• Exercise brief
Take the lines from the top down to and including the one with "restructuring_2017 = [2.9]" and repeat them exactly. Omit images.

⁂

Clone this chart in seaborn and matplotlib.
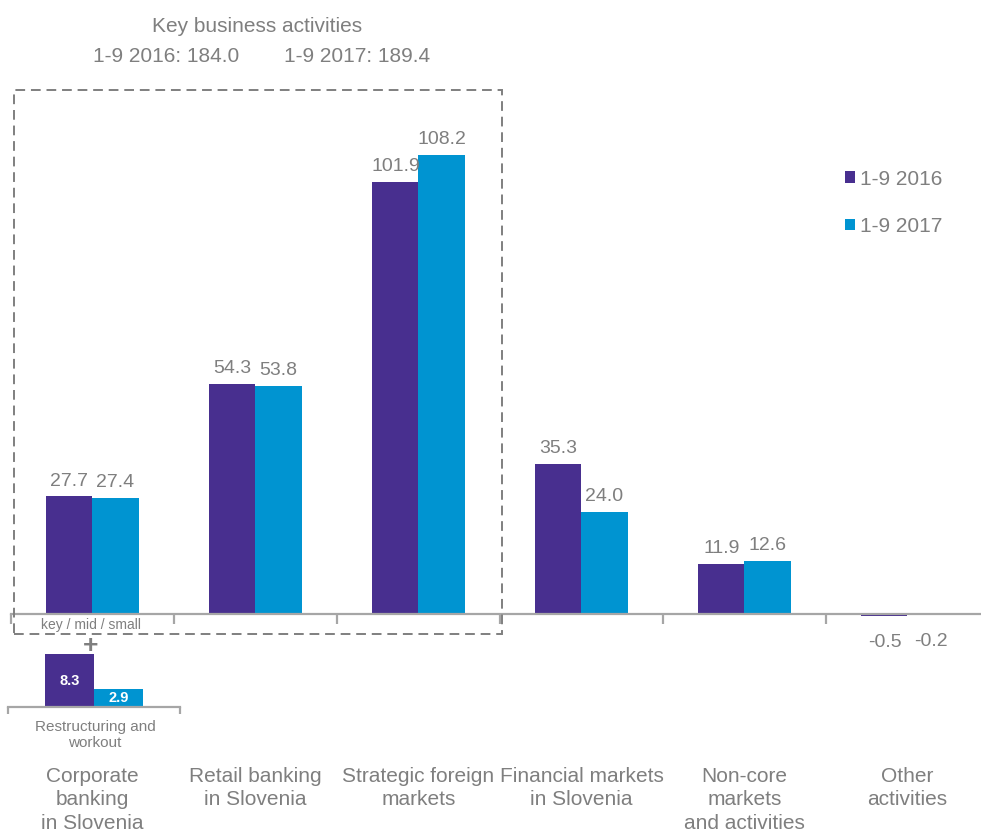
import matplotlib
matplotlib.use("Agg")
import matplotlib.pyplot as plt
import matplotlib.transforms as mtransforms
from matplotlib.patches import Rectangle
import seaborn as sns
import pandas as pd

# Segment results, 1-9 2016 vs 1-9 2017
categories = ["Corporate\nbanking\nin Slovenia", "Retail banking\nin Slovenia",
              "Strategic foreign\nmarkets", "Financial markets\nin Slovenia",
              "Non-core\nmarkets\nand activities", "Other\nactivities"]
periods = ["1-9 2016", "1-9 2017"]
values_2016 = [27.7, 54.3, 101.9, 35.3, 11.9, -0.5]
values_2017 = [27.4, 53.8, 108.2, 24.0, 12.6, -0.2]

# Restructuring and workout (shown under corporate banking)
restructuring_2016 = [8.3]
restructuring_2017 = [2.9]

key_totals = {"1-9 2016": 184.0, "1-9 2017": 189.4}

PURPLE = "#482F8F"
BLUE = "#0094D1"
GRAY = "#7F7F7F"
AXIS = "#A6A6A6"

sns.set_theme(style="white")
plt.rcParams["font.family"] = ["Liberation Sans", "DejaVu Sans"]

W, H = 981, 835
fig = plt.figure(figsize=(W / 100, H / 100), dpi=100)


def fig_box(x0, y0, x1, y1):
    """Pixel box (top-left origin) -> figure fraction [l, b, w, h]."""
    return [x0 / W, 1 - y1 / H, (x1 - x0) / W, (y1 - y0) / H]


# ---- main chart ----
ax = fig.add_axes(fig_box(11, 100, 985, 700))
df = pd.DataFrame({
    "category": categories * 2,
    "period": [periods[0]] * len(categories) + [periods[1]] * len(categories),
    "value": values_2016 + values_2017,
})
group_w = 0.565
sns.barplot(data=df, x="category", y="value", hue="period", order=categories,
            hue_order=periods, palette=[PURPLE, BLUE], saturation=1,
            width=group_w, errorbar=None, linewidth=0, ax=ax)

px_per_cat = 163.0
ax.set_xlim(-0.5, -0.5 + 974 / px_per_cat)
scale = 459 / 108.2
ax.set_ylim(-(700 - 614) / scale, (614 - 100) / scale)

for s in ["top", "right", "left"]:
    ax.spines[s].set_visible(False)
ax.spines["bottom"].set_position(("data", 0))
ax.spines["bottom"].set_color(AXIS)
ax.spines["bottom"].set_linewidth(1.6)
ax.set_yticks([])
ax.set_xticks([i - 0.5 for i in range(len(categories))])
ax.set_xticklabels([])
ax.tick_params(axis="x", direction="out", length=7, width=1.6, color=AXIS,
               bottom=True)
ax.set_xlabel("")
ax.set_ylabel("")

# value labels
offs = group_w / 4
for i, (a, b) in enumerate(zip(values_2016, values_2017)):
    for x, v in ((i - offs, a), (i + offs, b)):
        if v >= 0:
            ax.annotate(f"{v:.1f}", (x, v), xytext=(0, 5), textcoords="offset points",
                        ha="center", va="bottom", fontsize=14, color=GRAY)
        else:
            ax.annotate(f"{v:.1f}", (x, v), xytext=(0, -13), textcoords="offset points",
                        ha="center", va="top", fontsize=14, color=GRAY)

# category labels
tr = mtransforms.blended_transform_factory(ax.transData, fig.transFigure)
for i, c in enumerate(categories):
    ax.text(i, 1 - 767 / H, c, transform=tr, ha="center", va="top",
            fontsize=15, color=GRAY, linespacing=1.29)

# legend
handles, labels = ax.get_legend_handles_labels()
ax.legend(handles, labels, loc="upper left", bbox_to_anchor=(826 / W, 1 - 151 / H),
          bbox_transform=fig.transFigure, frameon=False, fontsize=15,
          handlelength=0.5, handleheight=0.5, handletextpad=0.25,
          labelspacing=1.35, labelcolor=GRAY)

# ---- key business activities frame ----
fig.patches.append(Rectangle((14 / W, 1 - 634 / H), (502 - 14) / W, (634 - 90) / H,
                             transform=fig.transFigure, fill=False, edgecolor=GRAY,
                             linestyle=(0, (5, 3)), linewidth=1.4))
fig.text(257 / W, 1 - 27 / H, "Key business activities", ha="center", va="center",
         fontsize=15, color=GRAY)
fig.text(166 / W, 1 - 57 / H, f"1-9 2016: {key_totals['1-9 2016']:.1f}", ha="center",
         va="center", fontsize=15, color=GRAY)
fig.text(357 / W, 1 - 57 / H, f"1-9 2017: {key_totals['1-9 2017']:.1f}", ha="center",
         va="center", fontsize=15, color=GRAY)
fig.text(91 / W, 1 - 625 / H, "key / mid / small", ha="center", va="center",
         fontsize=10, color=GRAY)
fig.text(91 / W, 1 - 646 / H, "+", ha="center", va="center", fontsize=19,
         fontweight="bold", color=GRAY)

# ---- restructuring inset ----
ax2 = fig.add_axes(fig_box(8, 640, 180, 712))
df2 = pd.DataFrame({"category": ["Restructuring"] * 2, "period": periods,
                    "value": restructuring_2016 + restructuring_2017})
sns.barplot(data=df2, x="category", y="value", hue="period", hue_order=periods,
            palette=[PURPLE, BLUE], saturation=1, width=0.57, errorbar=None,
            linewidth=0, legend=False, ax=ax2)
ax2.set_xlim(-0.5, 0.5)
s2 = 6.35
ax2.set_ylim(-(712 - 707) / s2, (707 - 640) / s2)
for s in ["top", "right", "left"]:
    ax2.spines[s].set_visible(False)
ax2.spines["bottom"].set_position(("data", 0))
ax2.spines["bottom"].set_color(AXIS)
ax2.spines["bottom"].set_linewidth(1.6)
ax2.set_yticks([])
ax2.set_xticks([-0.5, 0.5])
ax2.set_xticklabels([])
ax2.tick_params(axis="x", direction="out", length=5, width=1.6, color=AXIS, bottom=True)
ax2.set_xlabel("")
ax2.set_ylabel("")
ax2.patch.set_alpha(0)
o2 = 0.57 / 4
for x, v in ((-o2, restructuring_2016[0]), (o2, restructuring_2017[0])):
    ax2.text(x, v / 2, f"{v:.1f}", ha="center", va="center", fontsize=10.5,
             fontweight="bold", color="white")
fig.text(95 / W, 1 - 735 / H, "Restructuring and\nworkout", ha="center", va="center",
         fontsize=11, color=GRAY, linespacing=1.15)

fig.savefig("out.png", dpi=100)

⁂

• Finished exercise
Clone this chart in seaborn and matplotlib.
import matplotlib
matplotlib.use("Agg")
import matplotlib.pyplot as plt
import matplotlib.transforms as mtransforms
from matplotlib.patches import Rectangle
import seaborn as sns
import pandas as pd

# Segment results, 1-9 2016 vs 1-9 2017
categories = ["Corporate\nbanking\nin Slovenia", "Retail banking\nin Slovenia",
              "Strategic foreign\nmarkets", "Financial markets\nin Slovenia",
              "Non-core\nmarkets\nand activities", "Other\nactivities"]
periods = ["1-9 2016", "1-9 2017"]
values_2016 = [27.7, 54.3, 101.9, 35.3, 11.9, -0.5]
values_2017 = [27.4, 53.8, 108.2, 24.0, 12.6, -0.2]

# Restructuring and workout (shown under corporate banking)
restructuring_2016 = [8.3]
restructuring_2017 = [2.9]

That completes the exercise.